Start by identifying your most critical datasets and apply masking in non-production environments. Automate early to make privacy protection a standard part of your workflow.
To deepen your skills, explore our Data Privacy and Anonymization in Python or the Data Engineering for Everyone courses.
Data Engineer with Python and Azure cloud technologies expertise, specializing in building scalable data pipelines and ETL processes. Currently pursuing a B.S. in Computer Science at Tanta University. Certified DataCamp Data Engineer with demonstrated experience in data management and programming. Former Microsoft Data Engineer Intern at Digital Egypt Pioneers Initiative and Microsoft Beta Student Ambassador leading technical workshops and organizing hackathons.
FAQs
Can masked data be reversed to reveal original values?
Most masking techniques are intentionally irreversible. Once data is masked, you can't recover originals without accessing the source database. The only way to connect masked data back to originals is through the source database itself, which is why keeping that source database secure is critical. Tokenization is the exception, where authorized parties retrieve originals through secure token vaults maintained separately.
How do I choose between static and dynamic data masking?
Static masking works for non-production environments where you mask once and use the copy repeatedly. Dynamic masking suits production systems where different users need different views based on roles. Start with static for development databases; it's simpler to implement, and you can always add dynamic masking later if you need role-based access to production systems.

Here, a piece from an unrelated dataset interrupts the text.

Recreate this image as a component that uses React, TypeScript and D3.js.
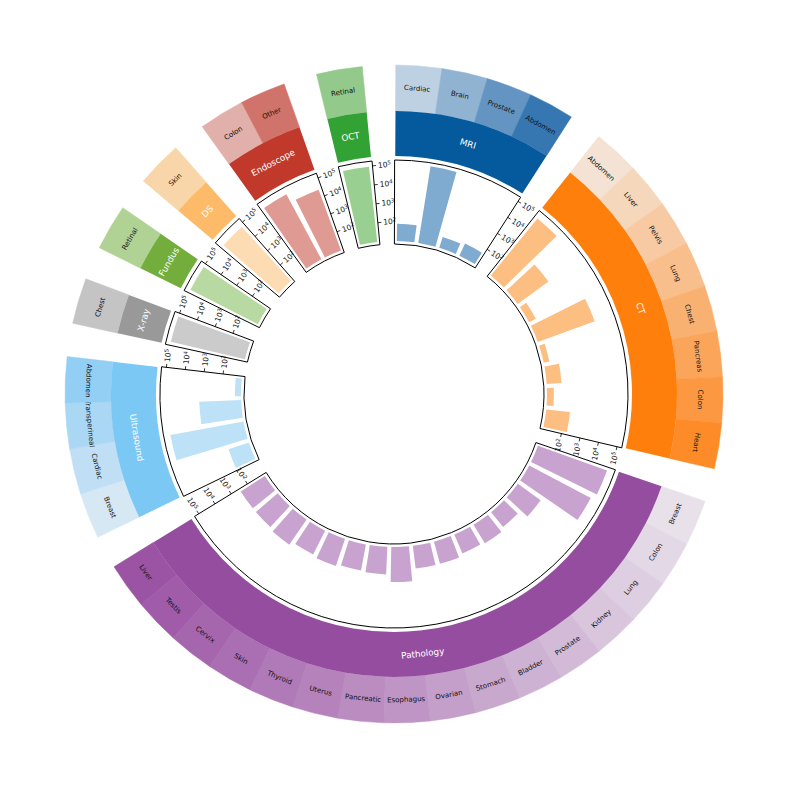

What's the performance impact of data masking?
Static masking impact occurs once during the masking process. In my project, masking 500 records took under a minute, making it negligible for weekly test database refreshes. Dynamic masking adds computational overhead to every data access, but for most applications, this overhead is negligible compared to network and database latency. The real performance consideration is how often you need to refresh your masked datasets.
How does data masking differ from encryption?
Encryption scrambles data reversibly using keys. Authorized users decrypt data back to its original form. Masking replaces data with realistic, fictional values that can't be reversed. Think of it this way: encrypt your database backups so authorized admins can restore them, but mask your development databases so developers never see real customer information. Use encryption when authorized parties need real data. Use masking when no one needs real values and you want permanent protection.
Can I use masked data for machine learning model training?
Masked data works for training when you need realistic patterns but not actual sensitive values. Effectiveness depends on your masking technique. Statistical obfuscation and careful substitution preserve patterns machine learning models need while protecting individual privacy. However, aggressive masking that removes outliers might hurt model performance if your use case depends on detecting rare patterns. Test whether your masked data maintains the distributions and correlations your models require before committing to it for training.
Are masked values derived from the original data?
Sometimes. Deterministic masking and pseudonymization generate values based on the originals and can be reversed with a mapping table. Randomization methods, on the other hand, create entirely new values that can’t be traced back. In our project, we used deterministic masking but kept the mapping secure to prevent exposure.